I’m always aware of how much my parents do for me, and how much of their lives they give up to make their children happier and healthier. I guess this awareness manifests itself in my dreams.
My existence and purpose in this dream was hazy and confusing–what was I doing? What role did I play? All I remember is a castle full of strange people and beings, and full of food and plenty of parties. I spent my time there. A mixture of wonder and delight and fear, the castle was a medley of emotions and colors and sounds and shifting dream-scenes. I DO remember that a demon was following me, one that I couldn’t see, but I always knew was there.
I knew that time was dwindling and that I’d eventually be taken by the demon, but I lowkey just ignored it and went about my life.
Here’s where things get creepy. I returned to my family’s little cottage in the woods, and my dad told me to burn everything that had my name on it. All letters, drawings, everything. He said he had spoken to a witch in the woods and there was only one way to save me from the demon. After I burned everything with my name on it, I had to stay within the house for 6 weeks.
Every day, my dad cut off all his limbs and put them outside the door. The demon would take them and they would regrow back, every day. This went on for 6 weeks.
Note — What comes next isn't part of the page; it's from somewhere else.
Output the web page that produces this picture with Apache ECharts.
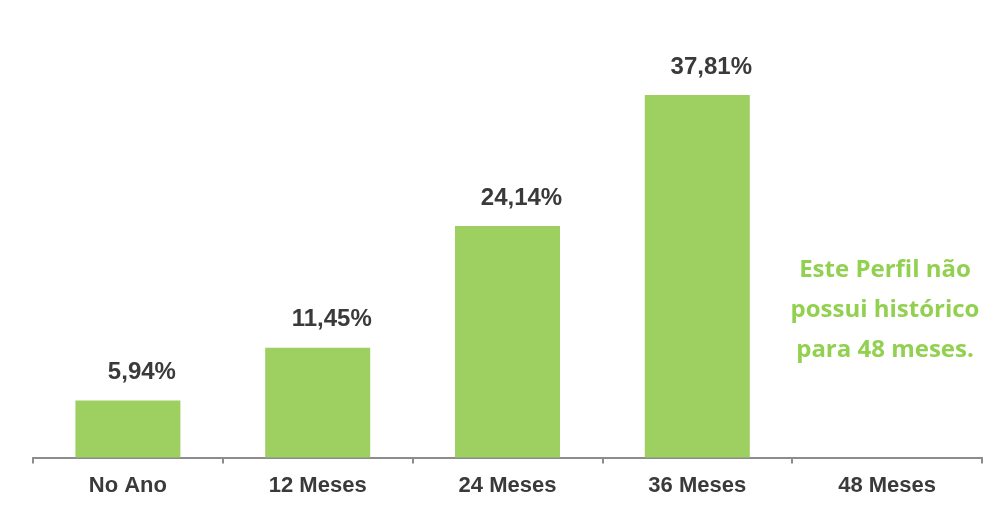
<!DOCTYPE html>
<html>
<head>
<meta charset="utf-8">
<script src="https://cdn.jsdelivr.net/npm/echarts@6/dist/echarts.min.js"></script>
<style>html,body{margin:0;padding:0;background:#fff}#c{width:1004px;height:515px}</style>
</head>
<body>
<div id="c"></div>
<script>
const categories = ['No Ano', '12 Meses', '24 Meses', '36 Meses', '48 Meses'];
const values = [5.94, 11.45, 24.14, 37.81, null];
const noteLines = ['Este Perfil não', 'possui histórico', 'para 48 meses.'];

const chart = echarts.init(document.getElementById('c'));
chart.setOption({
  animation: false,
  grid: { left: 33, right: 22, top: 74, bottom: 57.5 },
  xAxis: {
    type: 'category',
    data: categories,
    axisLine: { lineStyle: { color: '#8c8c8c', width: 2 } },
    axisTick: { show: true, length: 6, lineStyle: { color: '#8c8c8c', width: 2 } },
    axisLabel: { margin: 17, color: '#3a3a3a', fontFamily: 'Liberation Sans, Arial, sans-serif', fontWeight: 'bold', fontSize: 22 }
  },
  yAxis: { type: 'value', min: 0, max: 40, show: false, splitLine: { show: false } },
  series: [{
    type: 'bar',
    data: values,
    barWidth: 105,
    itemStyle: { color: '#9dcf61' },
    label: {
      show: true,
      position: 'top',
      distance: 16,
      offset: [14, 0],
      color: '#3a3a3a',
      fontFamily: 'Liberation Sans, Arial, sans-serif',
      fontWeight: 'bold',
      fontSize: 24,
      formatter: p => p.value.toFixed(2).replace('.', ',') + '%'
    }
  }],
  graphic: [{
    type: 'text',
    x: 885,
    y: 250,
    style: {
      text: noteLines.join('\n'),
      align: 'center',
      verticalAlign: 'top',
      fill: '#92d050',
      font: 'bold 24px "Open Sans", sans-serif',
      lineHeight: 40
    }
  }]
});
</script>
</body>
</html>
I was stuck, unable to leave or go back to the castle, and my dad had to sever his own arms and legs everyday. I had burned all traces of myself, my dad was in constant anguish, and I wasn’t allowed to leave for weeks on end–it was basically Hell, but at least my soul wasn’t going to be taken by the demon.
I never got to see if we banished the demon or not–because I woke up in the middle of the night all freaked out. I wish this was a dream I didn’t remember.